Proportional paint object behavior inconsistent and needs to change

Jim Graham james.graham at
Mon Nov 18 14:58:56 PST 2013

Felipe mentioned recently that we encountered some issues in fixing a 
bug with SVGPath.

The outcome of this fix could be a significant change in how your 
proportional gradient fills look and so we'd like to get feedback on the 
various ideas.  You can read about them in that Jira issue, but I'll 
also summarize below.  Discussion would probably be better on the 
mailing list, but we eventually need to work the salient points back 
into the Jira issue for future maintenance.

The basic issue is that we had a disagreement between the way that the 
shape caching code worked and the way that uncached shapes were filled 
with proportional paints.

First, there is the concept of tight and loose bounds.  Loose bounds are 
very cheap to calculate, but can contain area not strictly inside the 
shape.  Tight bounds are more careful to figure out exactly how far 
curved sections of the shape reach, but a fair number of calculations 
and recursions are needed to accurately calculate those extents.

Our current code will use loose bounds of the basic shape (i.e. the part 
that is filled) to calculate the bounds for proportional paints when you 
first paint a shape - whether you stroke it, fill it, or both.

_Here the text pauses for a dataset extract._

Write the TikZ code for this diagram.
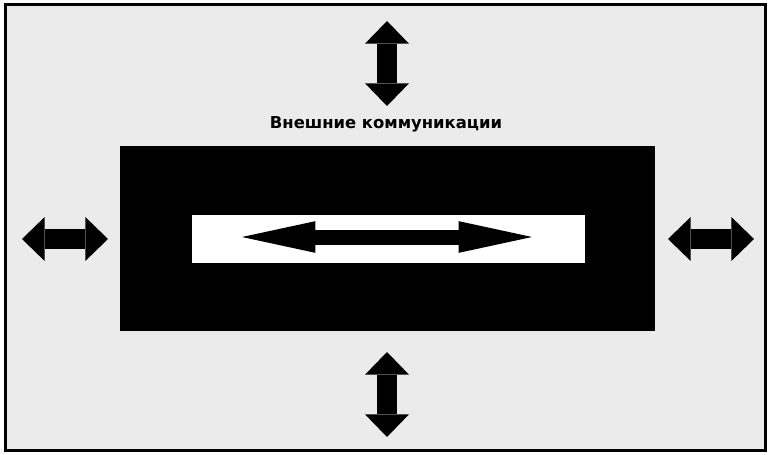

But, if you ran with shape mask caching (the default mode) then after a 
rendering or 2 we would decide to cache the antialias coverage mask and 
we would then use the node's content bounds to figure the bounds for the 
proportional paint.  The content bounds are calculated more precisely as 
tight bounds, though, so they didn't always agree with the bounds used 
in those first few uncached renderings.

The net result is that the proportional paint would shift after the 
first couple of frames unless you animated the shape and then it would 
revert while you were animating and then shift back when it was stable.

There is also the Canvas object that can also render proportional 
paints, and it does so using the same code that the shape nodes use when 
they don't have their coverage mask cached (i.e. loose fill bounds).

We'd like to make all of this as consistent as possible.  Here are the 
various decisions and how they'd impact code:

- Loose bounds are faster to calculate for shapes that aren't likely to 
be reused.  The uncached shape rendering used them because the shapes 
may change before we need the bounds again.  Canvas uses it because it 
is an immediate mode API with no input on how often it may see a 
particular shape again.

- Tight bounds would likely be less suprising to developers and users, 
though.  They are better for hit testing and damage management because 
they generate fewer false positive hits.  They are also fairly fast to 
calculate for most shapes and it is a rare shape that we'd have to 
recurse much to get it right.  Also, for straight edges there is no 
difference in performance to calculate tight or loose bounds.

All in all, it would probably be better for the FX API to standardize on 
tight bounds and treat any cases where we noticeably affect performance 
(which should be very rare) as opportunities for tuning.  This may not 
be compatible with the first rendering of current Shape nodes, but they 
would shift back and forth anyway so we aren't worried about 
incompatibility with an inconsistent system.

The other part of the decision is which bounds to use.

Currently uncached rendering uses fill bounds, and mask-cached rendering 
uses the content bounds which depends on whether you supply a stroke or 
a fill paint so it could be either fill bounds or stroke bounds.

- For filled-only shapes we obviously want to use the "fill bounds".

- For stroked and filled shapes, we have 3 choices:

- - use fill bounds for both paints so that the geometry used for 
proportional stroke and fill paints are similar for both parts of those 
nodes.  This helps line up any color discontinuities or highlights 
between the two.

- - use stroke bounds for both which also means the two are consistent, 
but Canvas can't really do this because it doesn't know if you are 
filling and stroking until it sees the latter operation

- - use fill bounds for fill and stroke bounds for stroke which means 
the geometries of the two are different and it makes it harder to line 
up the transitions of proportional stroke+fill shapes, but Canvas can do 
this so Canvas vs. Shape node remain consistent

I'm not sure which of the above is the best, but I lean towards "fill 
bounds for both" because it allows consistent geometry for stroke+fill 
and it allows consistent behavior between Canvas and Shape node, at the 
possible expense of "0% on a stroke isn't at the edge of the stroke".